ByChris Moore, writer at Creators.co
Full-time writer and professional movie geek; writer of all things Star Wars, DC and Marvel for the Moviepilot Editorial team. @Irish_CGM
Chris Moore

I wasn't sure what to think of the most recent Gotham episode, 'Tonight's The Night.' There was a lot of build up for what was ultimately a disappointing payoff. I suppose we still have plenty of episodes to go, but 'Tonight's The Night' seemed uninspired.

In last night's episode we saw Galavan sending Jim Gordon's ex, Barbara, to kill him, presumably to distract Gordon with a plan too complex and surreal for an audience to follow, while he made an attempt to screw over Bruce Wayne.

Galavan's genius plan involved tricking a 13-year-old Bruce into signing away Wayne Enterprises, a "business deal" which any future genius-level tactician and strategist could see through in a heartbeat. Anyway, isn't Bruce too young to sign away a company?

Believe it or not Bruce considers the decision, despite Alfred advising him against it, but changes his mind at the very last minute, after which Galavan is arrested unrealistically promptly for the kidnapping of Mayor James. Galavan is carted off by Gordon and the GCPD, leaving Bruce looking sullen as the letter supposedly containing the identity of his parents' killer burns.

Don't misunderstand, the scene with Bruce sitting across from Galavan is pretty good. Galavan appeals to Bruce's good nature, claiming that Wayne Enterprises is corrupt and in need of cleansing, which of course only he can do.

Actors David Mazouz and James Frain actually worked well on screen to pull together the primary plot point. It was more the writing of the episode that didn't work.
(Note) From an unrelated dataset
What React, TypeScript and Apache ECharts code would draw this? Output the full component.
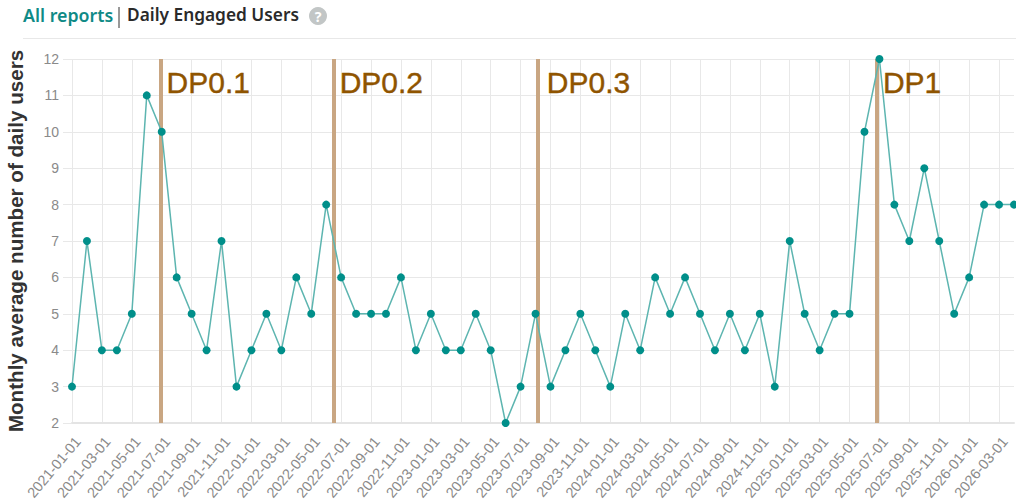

The plot was too convenient and poorly constructed, and not everything panned out.

There were also very few easter eggs and DC references in the episode, but I've lined a few up interesting aspects of the episode.

Easter Eggs and DC References

1. The Early Days of Batman

For starters, Bruce and Alfred discussed how long it will take until Bruce is ready to fight the corruption in his family's company.

"My training -- the skills that I need to take down the corruption at Wayne Enterprises -- how long will it take?" [...] "A year, two years, five?"
"Well a lot longer than that for you to be the man that you need to be."

This was a fairly clear reference to the intense training Batman went through to become the vigilante. Of course, the way in which Bruce achieved his Batman status and how long it took has changed with the various reinterpretations of the character; however, it's clear that he doesn't manage it while still a child.

This is also a kick in the teeth for any Gotham fans who were hoping to see Batman in the near future. How long will they have to wait? "A lot longer," apparently.

2. Dreams

Sleep and dreams were important thematically this episode, which began with an extended dream sequence fresh from the mind of Barbara Gordon. The interesting scene depicted Barbara and Gordon's wedding which didn't particularly go as planned.

Crazy-story-short, a small black bird flew out of Barbara Gordon's mouth, followed by her finding her mouth bound and the guests pointing guns at her. The sequence seems to represent her defeat, as well as her dissatisfaction with how she's treated others.

Does this mean she's going to be redeemed? Considering how the rest of the episode played out I doubt it, but it was an interesting development to see a visual display of her mental state.

3. The Wedding of The Gordon's

I've already covered this to a certain extent. But it's worth pointing out that in the comic books Jim Gordon and Barbara Kean do get married, after which they start a family, including a couple of mini-Gordons.

After the events of 'Tonight's The Night' it's unlikely that we'll be seeing any fun-size Gordons running around Gotham, but it's a nice wink to the comic books.

4. The Cave

The cave hasn't made much of an appearance on Gotham since its discovery in the Season 1 finale and in the premiere of Season 2. But in order to make the potentially-devastating decision as to whether he should sell his family company, Bruce retired to the pre-batcave.

In it we observe an intense and well-crafted scene between Bruce and Alfred where they discuss his future and training. Amidst the discussion we see some great shots of the future batcave.

The location was the perfect choice for the scene, in which the pair discuss fundamental aspects of Bruce Wayne's childhood and events which will ultimately lead to his becoming Batman.

Overall, I found 'Tonight's The Night' to be a little disappointing, but within the episode some fantastic scenes were imbedded: the dream sequence and the discussion in the batcave. I feel like the show's creators are building up to a big reveal, which I'm anxious to see.